Rows from a dataset of charts and code
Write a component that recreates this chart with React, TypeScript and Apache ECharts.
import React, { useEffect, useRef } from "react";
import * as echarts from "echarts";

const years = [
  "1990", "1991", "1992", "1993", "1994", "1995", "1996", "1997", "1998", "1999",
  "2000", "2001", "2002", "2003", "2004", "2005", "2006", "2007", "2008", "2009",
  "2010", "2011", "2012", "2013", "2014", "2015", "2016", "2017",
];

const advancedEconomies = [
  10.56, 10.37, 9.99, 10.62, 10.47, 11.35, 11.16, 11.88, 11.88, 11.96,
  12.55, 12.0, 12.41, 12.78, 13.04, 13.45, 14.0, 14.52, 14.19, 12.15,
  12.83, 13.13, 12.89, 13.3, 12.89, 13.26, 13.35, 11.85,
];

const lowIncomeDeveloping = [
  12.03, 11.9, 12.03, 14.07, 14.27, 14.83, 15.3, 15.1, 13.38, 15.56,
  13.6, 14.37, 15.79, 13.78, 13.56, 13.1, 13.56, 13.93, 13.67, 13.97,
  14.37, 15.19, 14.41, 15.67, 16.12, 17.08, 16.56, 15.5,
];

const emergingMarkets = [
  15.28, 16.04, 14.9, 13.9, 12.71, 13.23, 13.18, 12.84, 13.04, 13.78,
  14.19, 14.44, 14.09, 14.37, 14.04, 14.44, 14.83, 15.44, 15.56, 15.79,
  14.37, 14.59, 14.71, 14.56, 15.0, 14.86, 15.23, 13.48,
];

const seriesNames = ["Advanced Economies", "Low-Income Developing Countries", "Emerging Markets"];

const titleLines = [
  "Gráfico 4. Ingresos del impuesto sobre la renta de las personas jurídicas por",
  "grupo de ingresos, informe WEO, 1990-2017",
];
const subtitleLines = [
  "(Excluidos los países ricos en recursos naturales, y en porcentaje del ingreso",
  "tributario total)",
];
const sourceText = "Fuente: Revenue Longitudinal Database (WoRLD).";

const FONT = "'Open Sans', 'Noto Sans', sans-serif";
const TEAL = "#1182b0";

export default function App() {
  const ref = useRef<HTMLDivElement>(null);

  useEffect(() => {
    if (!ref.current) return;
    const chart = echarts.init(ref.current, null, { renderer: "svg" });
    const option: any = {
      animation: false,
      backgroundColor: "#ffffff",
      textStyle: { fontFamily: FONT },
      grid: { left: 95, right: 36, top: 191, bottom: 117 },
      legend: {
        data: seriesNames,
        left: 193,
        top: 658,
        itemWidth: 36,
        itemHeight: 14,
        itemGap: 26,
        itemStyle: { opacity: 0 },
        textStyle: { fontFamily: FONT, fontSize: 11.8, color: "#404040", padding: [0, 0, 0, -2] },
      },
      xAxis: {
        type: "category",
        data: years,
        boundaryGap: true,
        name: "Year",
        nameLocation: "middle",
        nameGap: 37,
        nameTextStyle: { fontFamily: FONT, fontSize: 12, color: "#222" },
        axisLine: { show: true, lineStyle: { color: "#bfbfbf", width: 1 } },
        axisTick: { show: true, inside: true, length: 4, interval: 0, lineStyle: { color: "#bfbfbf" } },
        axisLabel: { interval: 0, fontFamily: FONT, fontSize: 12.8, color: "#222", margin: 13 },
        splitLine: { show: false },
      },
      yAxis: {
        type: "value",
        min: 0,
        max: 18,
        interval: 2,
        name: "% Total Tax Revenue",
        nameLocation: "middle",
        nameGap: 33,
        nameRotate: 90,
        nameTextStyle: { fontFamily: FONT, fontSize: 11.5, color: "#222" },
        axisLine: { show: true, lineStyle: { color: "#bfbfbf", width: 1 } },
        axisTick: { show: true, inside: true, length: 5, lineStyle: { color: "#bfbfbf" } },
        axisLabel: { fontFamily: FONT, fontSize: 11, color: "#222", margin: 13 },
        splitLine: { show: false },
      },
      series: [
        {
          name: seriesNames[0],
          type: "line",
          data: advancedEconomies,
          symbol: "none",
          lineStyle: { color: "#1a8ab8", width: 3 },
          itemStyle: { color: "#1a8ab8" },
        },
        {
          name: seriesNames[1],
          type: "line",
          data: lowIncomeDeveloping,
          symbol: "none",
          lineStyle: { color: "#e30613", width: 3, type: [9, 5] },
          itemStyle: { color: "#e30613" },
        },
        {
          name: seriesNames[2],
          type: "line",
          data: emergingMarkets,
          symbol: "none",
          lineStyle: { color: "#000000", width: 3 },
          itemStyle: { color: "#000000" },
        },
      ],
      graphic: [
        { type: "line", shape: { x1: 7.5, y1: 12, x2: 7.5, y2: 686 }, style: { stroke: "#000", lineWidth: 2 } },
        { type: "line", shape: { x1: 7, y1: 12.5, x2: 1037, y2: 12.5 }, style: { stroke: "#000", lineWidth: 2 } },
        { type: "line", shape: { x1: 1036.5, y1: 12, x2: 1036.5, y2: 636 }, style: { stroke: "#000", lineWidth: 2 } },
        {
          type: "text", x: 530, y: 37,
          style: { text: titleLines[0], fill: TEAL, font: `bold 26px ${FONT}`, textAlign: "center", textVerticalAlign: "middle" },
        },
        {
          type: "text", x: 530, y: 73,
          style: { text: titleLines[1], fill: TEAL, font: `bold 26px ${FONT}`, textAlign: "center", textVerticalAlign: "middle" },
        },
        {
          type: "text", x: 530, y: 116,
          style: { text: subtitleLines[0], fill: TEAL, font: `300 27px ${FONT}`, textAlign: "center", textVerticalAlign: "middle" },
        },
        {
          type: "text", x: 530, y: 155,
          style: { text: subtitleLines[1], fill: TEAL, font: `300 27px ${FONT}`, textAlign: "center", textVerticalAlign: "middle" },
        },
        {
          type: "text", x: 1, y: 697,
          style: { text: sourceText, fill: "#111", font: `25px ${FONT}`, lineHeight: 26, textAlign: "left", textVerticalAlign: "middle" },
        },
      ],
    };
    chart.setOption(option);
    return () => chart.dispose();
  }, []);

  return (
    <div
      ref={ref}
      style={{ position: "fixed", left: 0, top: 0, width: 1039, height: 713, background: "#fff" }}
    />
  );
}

==

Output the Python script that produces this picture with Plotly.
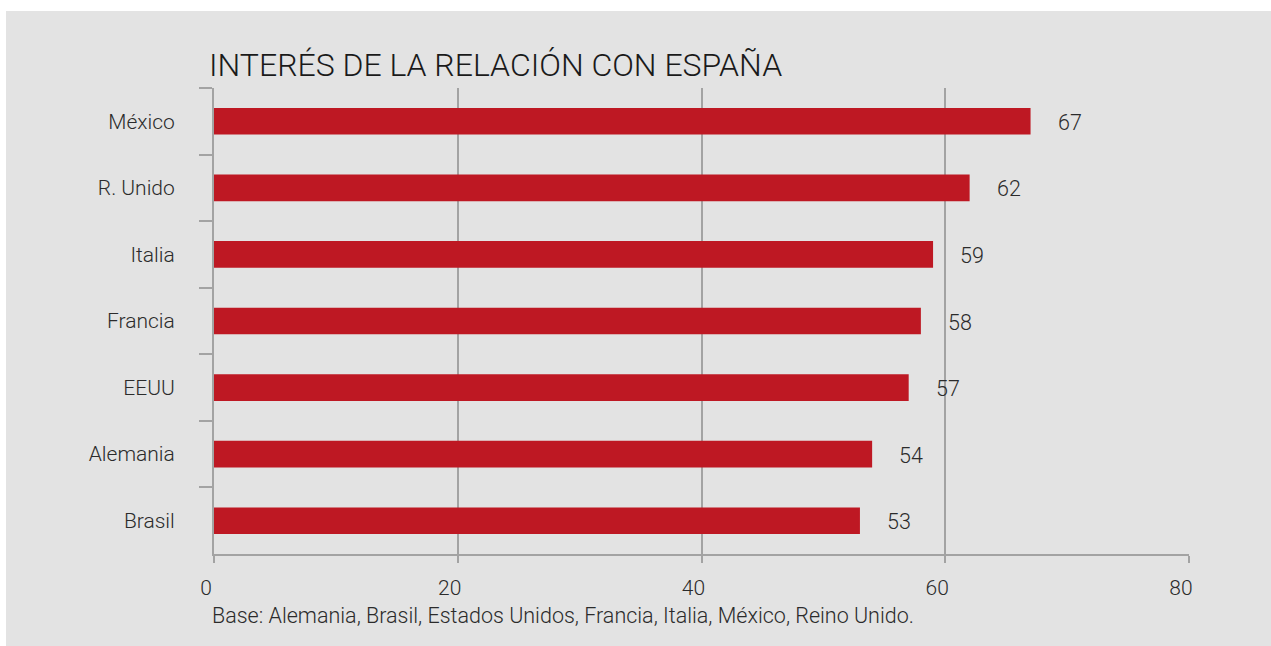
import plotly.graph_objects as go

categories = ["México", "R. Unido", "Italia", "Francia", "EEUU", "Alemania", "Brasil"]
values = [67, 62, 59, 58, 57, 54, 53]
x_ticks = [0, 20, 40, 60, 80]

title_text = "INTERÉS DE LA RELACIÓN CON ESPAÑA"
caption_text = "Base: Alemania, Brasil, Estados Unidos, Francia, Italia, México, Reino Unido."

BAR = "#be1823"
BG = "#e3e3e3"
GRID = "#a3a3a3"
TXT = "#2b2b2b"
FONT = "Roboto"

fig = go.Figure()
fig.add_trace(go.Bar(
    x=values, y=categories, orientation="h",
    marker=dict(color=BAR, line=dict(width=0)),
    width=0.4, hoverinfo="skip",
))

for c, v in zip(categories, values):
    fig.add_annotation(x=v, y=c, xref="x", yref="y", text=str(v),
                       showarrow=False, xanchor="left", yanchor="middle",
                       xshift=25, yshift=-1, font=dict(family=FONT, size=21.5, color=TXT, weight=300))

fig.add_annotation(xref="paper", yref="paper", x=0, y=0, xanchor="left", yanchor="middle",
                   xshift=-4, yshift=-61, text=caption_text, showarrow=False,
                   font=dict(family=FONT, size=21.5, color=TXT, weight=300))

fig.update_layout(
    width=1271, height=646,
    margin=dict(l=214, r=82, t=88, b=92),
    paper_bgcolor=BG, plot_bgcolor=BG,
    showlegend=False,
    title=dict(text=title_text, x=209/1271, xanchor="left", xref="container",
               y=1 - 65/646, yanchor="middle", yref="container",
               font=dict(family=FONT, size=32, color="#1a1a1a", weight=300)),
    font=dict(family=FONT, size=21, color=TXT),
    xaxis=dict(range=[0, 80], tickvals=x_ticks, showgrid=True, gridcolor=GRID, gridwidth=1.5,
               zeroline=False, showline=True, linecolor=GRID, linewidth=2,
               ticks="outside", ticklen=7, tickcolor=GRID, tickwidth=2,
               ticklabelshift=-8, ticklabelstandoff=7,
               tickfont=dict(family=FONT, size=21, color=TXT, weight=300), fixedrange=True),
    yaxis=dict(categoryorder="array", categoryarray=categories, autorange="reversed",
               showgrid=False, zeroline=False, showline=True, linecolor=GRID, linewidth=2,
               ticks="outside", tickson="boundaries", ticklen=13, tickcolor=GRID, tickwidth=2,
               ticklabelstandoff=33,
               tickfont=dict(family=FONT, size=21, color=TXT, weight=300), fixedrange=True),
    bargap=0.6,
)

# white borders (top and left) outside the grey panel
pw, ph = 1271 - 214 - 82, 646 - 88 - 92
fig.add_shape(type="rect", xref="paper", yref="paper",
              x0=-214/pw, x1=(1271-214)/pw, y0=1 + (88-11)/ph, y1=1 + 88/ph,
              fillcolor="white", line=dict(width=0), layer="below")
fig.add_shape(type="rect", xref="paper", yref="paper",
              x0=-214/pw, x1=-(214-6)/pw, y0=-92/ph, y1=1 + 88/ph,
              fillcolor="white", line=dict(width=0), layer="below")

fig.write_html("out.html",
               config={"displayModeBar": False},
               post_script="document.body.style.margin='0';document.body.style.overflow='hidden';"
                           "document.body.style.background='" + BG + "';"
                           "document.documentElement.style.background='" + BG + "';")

[What the exercise asks] Only the lines from the one with "Output the Python" through the one with "x_ticks = [0, 20, 40, 60, 80]", both included, go in the copy, exactly as written. Leave the pictures behind.

[Task response]
Output the Python script that produces this picture with Plotly.
import plotly.graph_objects as go

categories = ["México", "R. Unido", "Italia", "Francia", "EEUU", "Alemania", "Brasil"]
values = [67, 62, 59, 58, 57, 54, 53]
x_ticks = [0, 20, 40, 60, 80]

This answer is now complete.